There are many elements of effective mentoring.
A mentor should be passionate about their science and know what it means to work on every aspect of a project. They should also model the discipline required of a scientist. In systems neuroscience, for example, a student needs to learn programming, how to train an animal, psychophysics, surgical techniques, electrophysiology, computational neuroscience, and statistics. This is a lengthy process, and a good mentor should be teaching every single step.
Communication is also important. A mentor should be clear and fair.
They need to also create a nice lab environment where people are willing to share. There shouldn’t be any unfruitful competition.
The funding environment in Mexico also promotes a culture of networking.
Most of the grants we get are to form collaborations with scientists who practice different methodologies and apply different approaches.
I think this is important for the field and also for students’ scientific formation.
Sending a student to a different lab for a few months to learn a new technique is helpful for their own growth and your lab.

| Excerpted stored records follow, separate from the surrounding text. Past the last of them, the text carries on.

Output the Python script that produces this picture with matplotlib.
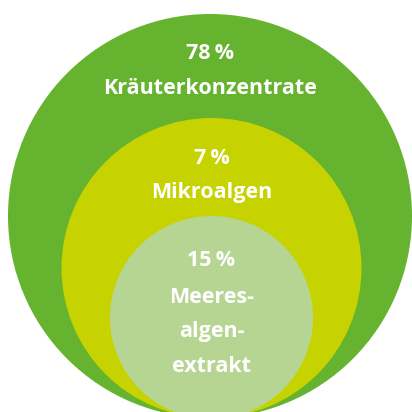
import matplotlib
matplotlib.use("Agg")
import matplotlib.pyplot as plt
from matplotlib.patches import Circle

# Data
shares = [78, 7, 15]
labels = ["Kräuterkonzentrate", "Mikroalgen", "Meeres-\nalgen-\nextrakt"]
colors = ["#65b32e", "#c6d300", "#b7d592"]

# Layout (pixel coordinates, y downwards)
centers = [(210, 216), (211.5, 268), (211.5, 317.5)]
radii = [202, 150, 101.5]
pct_y = [53, 158, 261]
lab_y = [88, 192, 332]

fig = plt.figure(figsize=(4.12, 4.12), dpi=100)
ax = fig.add_axes([0, 0, 1, 1])
ax.set_xlim(0, 412)
ax.set_ylim(412, 0)
ax.set_aspect("equal")
ax.axis("off")

for (cx, cy), r, c in zip(centers, radii, colors):
    ax.add_patch(Circle((cx, cy), r, facecolor=c, edgecolor="none"))

font = ["Open Sans", "DejaVu Sans"]
for i, (s, lab) in enumerate(zip(shares, labels)):
    cx = centers[i][0]
    ax.text(cx, pct_y[i], f"{s}\u2009%", ha="center", va="center", color="white",
            fontsize=15.5, fontweight="bold", family=font)
    ax.text(cx, lab_y[i], lab, ha="center", va="center", color="white",
            fontsize=15.5, fontweight="bold", family=font, linespacing=1.85)

fig.savefig("out.png", dpi=100)
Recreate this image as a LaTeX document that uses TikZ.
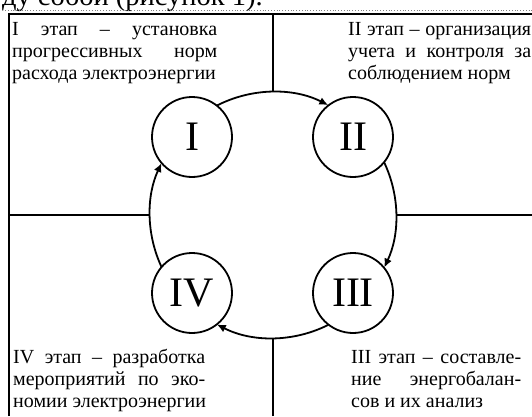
\documentclass[tikz,border=0pt]{standalone}
\usepackage{fontspec}
\setmainfont{Liberation Serif}
\usetikzlibrary{arrows.meta}
\newcommand{\jst}[2]{\hbox to #1{\spaceskip=.25em plus 1fil\relax #2}}
\begin{document}
\begin{tikzpicture}[x=1pt,y=1pt,
  frame/.style={line width=2.6pt},
  sep/.style={line width=1.8pt},
  stage/.style={circle,draw,line width=1.8pt,minimum size=80pt,inner sep=0pt,font=\fontsize{42}{42}\selectfont},
  flow/.style={line width=1.8pt,-{Latex[length=9pt,width=8pt]}},
  txt/.style={inner sep=0pt,anchor=base west,font=\fontsize{20}{22}\selectfont}]
\useasboundingbox (0,0) rectangle (532,416);
\clip (0,0) rectangle (532,416);
% partial text above
\node[inner sep=0pt,anchor=base east,font=\fontsize{28.5}{28.5}\selectfont] (head) at (263,410) {ду собой (рисунок 1).};
\draw[gray,line width=0.8pt,dotted] (5,406) -- (532,406);
% frame
\coordinate (TL) at (9,402);
\coordinate (TR) at (532,402);
\coordinate (BL) at (9,0);
\draw[frame] (BL) -- (TL) -- (TR);
% center
\coordinate (O) at (273,201);
% circles
\node[stage] (I) at (192,279) {I};
\node[stage] (II) at (353,279) {II};
\node[stage] (III) at (353,123) {III};
\node[stage] (IV) at (192,123) {IV};
% separators
\coordinate (ct) at (273,402);
\coordinate (cb) at (273,0);
\coordinate (cl) at (9,201);
\coordinate (cr) at (532,201);
\draw[sep] (ct) -- ([shift={(90:123)}]O);
\draw[sep] (cb) -- ([shift={(270:123)}]O);
\draw[sep] (cl) -- ([shift={(180:123)}]O);
\draw[sep] (cr) -- ([shift={(0:123)}]O);
% cycle arcs
\draw[flow] ([shift={(117.2:123)}]O) arc[start angle=117.2,end angle=63.3,radius=123];
\draw[flow] ([shift={(25.3:123)}]O) arc[start angle=25.3,end angle=-25.3,radius=123];
\draw[flow] ([shift={(-63.3:123)}]O) arc[start angle=-63.3,end angle=-117.2,radius=123];
\draw[flow] ([shift={(205:123)}]O) arc[start angle=205,end angle=155,radius=123];
% texts
\node[txt] (t1) at (12,380) {\vtop{\jst{205pt}{I этап – установка}\jst{205pt}{прогрессивных норм}\hbox{расхода электроэнергии}}};
\node[txt] (t2) at (348,380) {\vtop{\jst{183pt}{II этап – организация}\jst{183pt}{учета и контроля за}\hbox{соблюдением норм}}};
\node[txt] (t4) at (13,53) {\vtop{\jst{192pt}{IV этап – разработка}\jst{192pt}{мероприятий по эко-}\hbox{номии электроэнергии}}};
\node[txt] (t3) at (351,53) {\vtop{\jst{170pt}{III этап – составле-}\jst{170pt}{ние энергобалан-}\hbox{сов и их анализ}}};
\end{tikzpicture}
\end{document}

They’ll return ready to use what they learned in your lab and with the potential lead to a collaboration with that group.
If you set up a collaboration through a grant or another connection, it is most important to identify a genuine goal shared by both groups. Then, you can come together with different tools to try to answer that question.
In Mexico, we know we are not a large group. We know the best thing we can do is help each other so we can potentiate our research and generate a second or third generation even stronger than we are.
In the years to come, I’m optimistic our current researchers will continue to generate a lot of good for the field.